Après avoir, de la pratique, distingué les sciences théoriques, Ptolémée déclare souscrire à la division des sciences théoriques, proposée par Aristote[1], en Physique, Mathémathique et Théologie.

La Mathématique est intermédiaire aux deux autres ; elle ne l’est pas seulement pour la raison que dit Aristote, parce qu’elle traite, d’une part, d’objets changeants et variables au sujet desquels la Physique spécule également, et, d’autre part, d’objets éternels et immuables qui sont nécessairement divins ; elle l’est aussi par la méthode qui nous en fait acquérir la science, méthode qui participe, à la fois, de la connaissance sensible et de l’intuition ; en sorte que nous la concevons, en même temps, par les sens et sans le secours des sens : « Οὐ μόνον τῷ ϰαὶ δι’ αἰσθήσεως ϰαὶ χωρὶς αἰσθήσεως δύνασθαι νοεῖσθαι… »

Ptolémée reconnaît donc au raisonnement géométrique ce caractère croisé, bâtard (λογισμός νόθος) que Platon lui attribuait[2].

Ce raisonnement est aussi, et grâce à cette double participation, le seul qui puisse donner à l’homme une possession certaine de la vérité : « Lorsqu’on a médité toutes ces choses, on dirait volontiers que les deux autres genres de spéculations théoriques sont objets de conjecture plutôt que de connaissance scientifique ; ce qui est théologique, parce qu’il échappe absolument à la vue et au toucher ; ce qui est physique, par suite du caractère inconstant et caché de la matière ; en sorte que, par là-même, on doit perdre tout espoir que ceux qui philosophent parviennent à mettre d’accord leurs opinions touchant ces sciences.

» Seule la Mathématique, pourvu qu’on en aborde l’étude avec une scrupuleuse rigueur, est capable de fournir, à tous ceux qui en font usage, une connaissance ferme et inébranlable ; connaissance engendrée par nue démonstration qui procède suivant des méthodes sauves de toute controverse, savoir l’Arithmétique et la Géométrie.

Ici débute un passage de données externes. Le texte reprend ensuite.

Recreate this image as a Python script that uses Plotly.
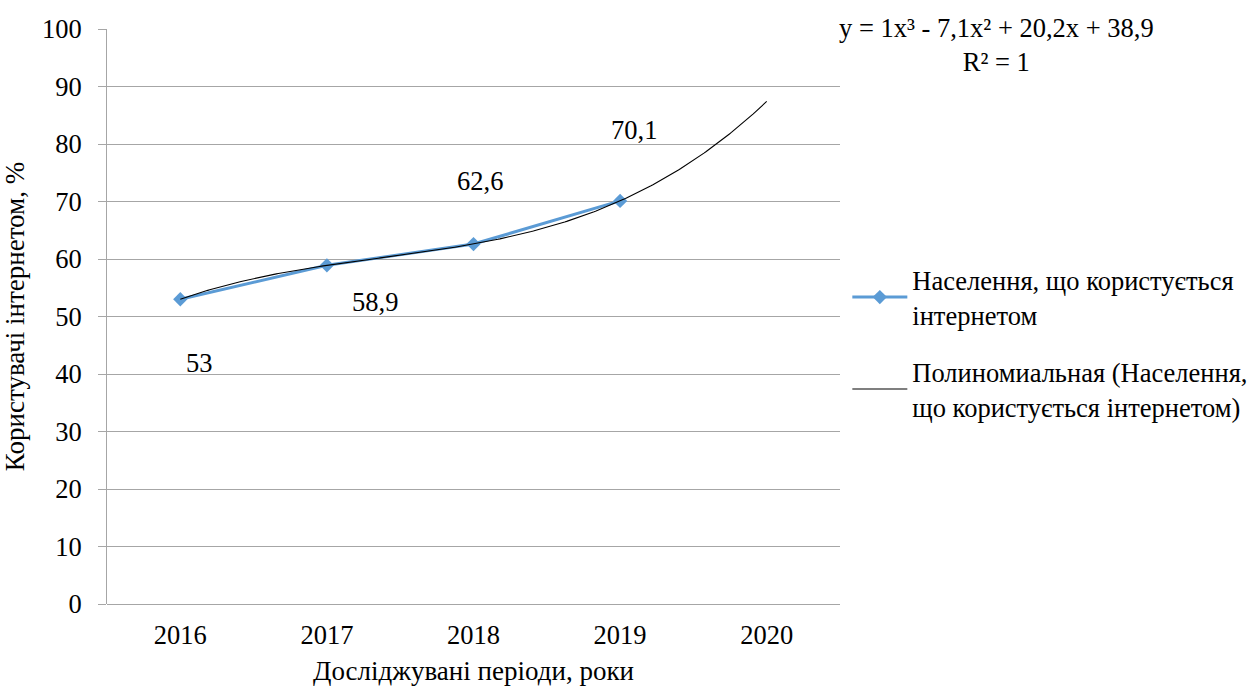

» De préférence à toute autre étude, nous avons été poussés à nous attacher d’une manière spéciale, autant qu’il est en notre pouvoir, à la théorie que l’on a conçue au sujet des corps divins et célestes ; elle est la seule qui prenne pour objet de ses considérations les choses qui sont toujours et qui se comportent toujours de la même manière ; par cela même, à l’égard des connaissances exemples de toute obscurité et de toute confusion qui forment son domaine propre, il lui est donné d’être toujours et de

  1. Aristote, Métaphysique, livre V, ch. I ; éd. Didot, t. II, p. 535 ; éd. Bekker, vol. II, p. 1026.
  2. Voir : Chapitre II, § III, p. 37.